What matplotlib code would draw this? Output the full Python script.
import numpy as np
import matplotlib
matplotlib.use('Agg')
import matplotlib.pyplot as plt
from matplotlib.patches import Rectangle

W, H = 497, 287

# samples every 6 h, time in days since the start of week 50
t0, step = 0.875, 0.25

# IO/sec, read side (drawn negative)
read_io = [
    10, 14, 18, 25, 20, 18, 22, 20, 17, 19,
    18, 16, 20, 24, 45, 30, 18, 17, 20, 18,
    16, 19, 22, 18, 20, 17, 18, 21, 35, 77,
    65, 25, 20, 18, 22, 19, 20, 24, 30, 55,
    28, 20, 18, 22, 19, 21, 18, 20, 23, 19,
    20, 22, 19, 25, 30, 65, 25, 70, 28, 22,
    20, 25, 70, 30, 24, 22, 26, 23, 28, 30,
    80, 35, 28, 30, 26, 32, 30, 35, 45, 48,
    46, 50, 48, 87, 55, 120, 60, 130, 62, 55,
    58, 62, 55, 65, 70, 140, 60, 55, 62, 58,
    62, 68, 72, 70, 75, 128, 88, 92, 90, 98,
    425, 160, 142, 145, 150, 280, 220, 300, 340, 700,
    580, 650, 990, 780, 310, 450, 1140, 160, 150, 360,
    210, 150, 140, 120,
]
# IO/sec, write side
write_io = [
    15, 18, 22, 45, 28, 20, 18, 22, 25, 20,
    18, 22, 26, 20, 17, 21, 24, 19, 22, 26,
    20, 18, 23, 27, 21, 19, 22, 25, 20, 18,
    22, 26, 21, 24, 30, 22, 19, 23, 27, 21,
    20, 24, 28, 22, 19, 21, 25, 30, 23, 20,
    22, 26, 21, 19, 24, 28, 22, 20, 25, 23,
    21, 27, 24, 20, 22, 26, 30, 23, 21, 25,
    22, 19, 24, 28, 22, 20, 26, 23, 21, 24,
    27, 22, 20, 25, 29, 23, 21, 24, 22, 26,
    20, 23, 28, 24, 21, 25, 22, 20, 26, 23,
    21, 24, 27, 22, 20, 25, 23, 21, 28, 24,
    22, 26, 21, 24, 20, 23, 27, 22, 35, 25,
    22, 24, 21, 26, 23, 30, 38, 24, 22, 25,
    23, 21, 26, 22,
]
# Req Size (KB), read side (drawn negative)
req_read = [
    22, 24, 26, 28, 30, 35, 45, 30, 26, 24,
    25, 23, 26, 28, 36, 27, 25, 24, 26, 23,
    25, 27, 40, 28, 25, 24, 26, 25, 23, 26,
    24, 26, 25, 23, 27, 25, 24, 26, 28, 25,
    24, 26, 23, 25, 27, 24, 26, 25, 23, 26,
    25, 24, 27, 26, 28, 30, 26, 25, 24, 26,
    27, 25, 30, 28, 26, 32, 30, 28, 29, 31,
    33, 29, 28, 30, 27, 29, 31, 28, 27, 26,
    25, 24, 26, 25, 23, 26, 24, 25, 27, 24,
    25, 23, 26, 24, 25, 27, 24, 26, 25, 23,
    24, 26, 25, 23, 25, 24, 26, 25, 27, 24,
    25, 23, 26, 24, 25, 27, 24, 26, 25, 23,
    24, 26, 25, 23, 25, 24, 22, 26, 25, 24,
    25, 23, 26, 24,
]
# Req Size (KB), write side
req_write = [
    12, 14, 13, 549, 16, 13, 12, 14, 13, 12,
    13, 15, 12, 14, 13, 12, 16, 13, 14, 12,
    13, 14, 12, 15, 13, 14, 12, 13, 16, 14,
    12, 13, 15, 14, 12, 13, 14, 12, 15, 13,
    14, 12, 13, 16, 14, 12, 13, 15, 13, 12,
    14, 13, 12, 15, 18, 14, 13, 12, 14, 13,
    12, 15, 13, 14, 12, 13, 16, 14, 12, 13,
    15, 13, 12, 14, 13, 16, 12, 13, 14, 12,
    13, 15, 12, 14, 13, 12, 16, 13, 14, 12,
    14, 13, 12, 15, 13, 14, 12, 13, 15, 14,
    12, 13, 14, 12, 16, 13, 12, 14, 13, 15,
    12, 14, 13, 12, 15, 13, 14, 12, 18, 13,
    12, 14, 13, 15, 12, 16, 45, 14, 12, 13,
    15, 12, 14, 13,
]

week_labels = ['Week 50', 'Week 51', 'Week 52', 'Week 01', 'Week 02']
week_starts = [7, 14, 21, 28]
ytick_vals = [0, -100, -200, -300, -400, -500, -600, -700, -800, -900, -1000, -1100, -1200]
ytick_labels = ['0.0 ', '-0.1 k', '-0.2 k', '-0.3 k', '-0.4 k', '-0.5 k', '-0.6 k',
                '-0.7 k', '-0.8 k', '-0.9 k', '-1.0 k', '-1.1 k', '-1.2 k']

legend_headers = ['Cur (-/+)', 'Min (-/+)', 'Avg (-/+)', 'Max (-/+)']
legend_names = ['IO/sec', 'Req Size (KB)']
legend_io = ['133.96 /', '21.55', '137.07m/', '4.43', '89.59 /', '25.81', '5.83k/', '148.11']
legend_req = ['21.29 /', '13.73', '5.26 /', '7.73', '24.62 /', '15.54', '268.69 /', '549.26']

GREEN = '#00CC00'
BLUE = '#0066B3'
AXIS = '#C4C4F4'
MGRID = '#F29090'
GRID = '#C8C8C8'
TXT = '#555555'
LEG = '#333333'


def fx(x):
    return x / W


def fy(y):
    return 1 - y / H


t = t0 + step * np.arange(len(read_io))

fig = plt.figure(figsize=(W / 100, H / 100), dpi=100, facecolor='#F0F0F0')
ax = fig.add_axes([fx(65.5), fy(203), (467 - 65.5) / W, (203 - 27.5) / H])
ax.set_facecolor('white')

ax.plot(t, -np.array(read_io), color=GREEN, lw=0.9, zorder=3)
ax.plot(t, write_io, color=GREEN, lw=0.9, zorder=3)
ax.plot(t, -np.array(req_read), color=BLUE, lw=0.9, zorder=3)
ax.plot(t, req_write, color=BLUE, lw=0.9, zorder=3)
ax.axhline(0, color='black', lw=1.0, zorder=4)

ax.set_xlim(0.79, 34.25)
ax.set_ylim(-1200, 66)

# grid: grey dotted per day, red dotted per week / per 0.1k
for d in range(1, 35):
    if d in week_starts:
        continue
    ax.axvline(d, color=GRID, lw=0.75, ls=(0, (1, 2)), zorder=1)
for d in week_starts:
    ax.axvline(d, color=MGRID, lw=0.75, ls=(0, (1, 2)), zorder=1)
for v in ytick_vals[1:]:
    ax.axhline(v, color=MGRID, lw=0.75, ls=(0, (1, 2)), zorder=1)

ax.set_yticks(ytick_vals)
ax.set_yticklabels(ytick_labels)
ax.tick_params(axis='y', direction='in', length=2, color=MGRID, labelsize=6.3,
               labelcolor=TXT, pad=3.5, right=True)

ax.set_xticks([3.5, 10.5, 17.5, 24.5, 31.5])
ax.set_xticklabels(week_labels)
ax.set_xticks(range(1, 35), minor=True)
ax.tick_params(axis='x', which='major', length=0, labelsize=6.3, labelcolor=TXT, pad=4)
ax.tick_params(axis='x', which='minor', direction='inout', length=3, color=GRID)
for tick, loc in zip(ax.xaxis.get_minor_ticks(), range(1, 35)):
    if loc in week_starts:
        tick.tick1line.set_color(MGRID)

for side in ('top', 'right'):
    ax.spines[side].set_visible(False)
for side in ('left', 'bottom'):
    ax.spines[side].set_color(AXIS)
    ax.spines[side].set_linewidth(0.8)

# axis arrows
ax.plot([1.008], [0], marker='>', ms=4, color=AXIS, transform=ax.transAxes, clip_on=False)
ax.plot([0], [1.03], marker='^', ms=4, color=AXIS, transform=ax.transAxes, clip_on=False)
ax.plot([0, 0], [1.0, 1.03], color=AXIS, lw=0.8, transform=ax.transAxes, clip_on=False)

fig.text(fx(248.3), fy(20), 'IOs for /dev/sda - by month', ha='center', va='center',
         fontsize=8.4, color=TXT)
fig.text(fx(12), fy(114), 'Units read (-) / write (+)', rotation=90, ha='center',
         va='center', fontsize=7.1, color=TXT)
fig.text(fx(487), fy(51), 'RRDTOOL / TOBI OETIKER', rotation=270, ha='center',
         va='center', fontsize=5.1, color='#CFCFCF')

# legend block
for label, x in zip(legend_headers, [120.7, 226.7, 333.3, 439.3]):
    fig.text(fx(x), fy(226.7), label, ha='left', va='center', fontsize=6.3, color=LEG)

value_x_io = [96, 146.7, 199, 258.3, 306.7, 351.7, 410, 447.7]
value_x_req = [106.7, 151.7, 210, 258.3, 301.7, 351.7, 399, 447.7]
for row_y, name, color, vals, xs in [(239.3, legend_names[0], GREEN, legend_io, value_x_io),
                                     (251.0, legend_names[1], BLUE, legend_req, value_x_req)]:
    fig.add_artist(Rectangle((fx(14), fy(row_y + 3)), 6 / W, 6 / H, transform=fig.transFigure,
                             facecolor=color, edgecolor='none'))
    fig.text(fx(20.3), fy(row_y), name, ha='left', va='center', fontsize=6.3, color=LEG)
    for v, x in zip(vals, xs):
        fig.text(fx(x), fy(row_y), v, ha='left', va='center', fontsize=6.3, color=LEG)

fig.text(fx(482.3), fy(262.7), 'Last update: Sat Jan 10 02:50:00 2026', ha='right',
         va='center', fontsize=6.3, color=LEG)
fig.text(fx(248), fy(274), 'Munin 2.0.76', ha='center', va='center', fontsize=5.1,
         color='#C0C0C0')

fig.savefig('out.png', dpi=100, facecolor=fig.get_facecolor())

--*--

WRITTEN PROBLEM
Look over the listing. Pull out every line with the string "matplotlib" in it.

OUTPUT FOR THIS EXERCISE
What matplotlib code would draw this? Output the full Python script.
import matplotlib
matplotlib.use('Agg')
import matplotlib.pyplot as plt
from matplotlib.patches import Rectangle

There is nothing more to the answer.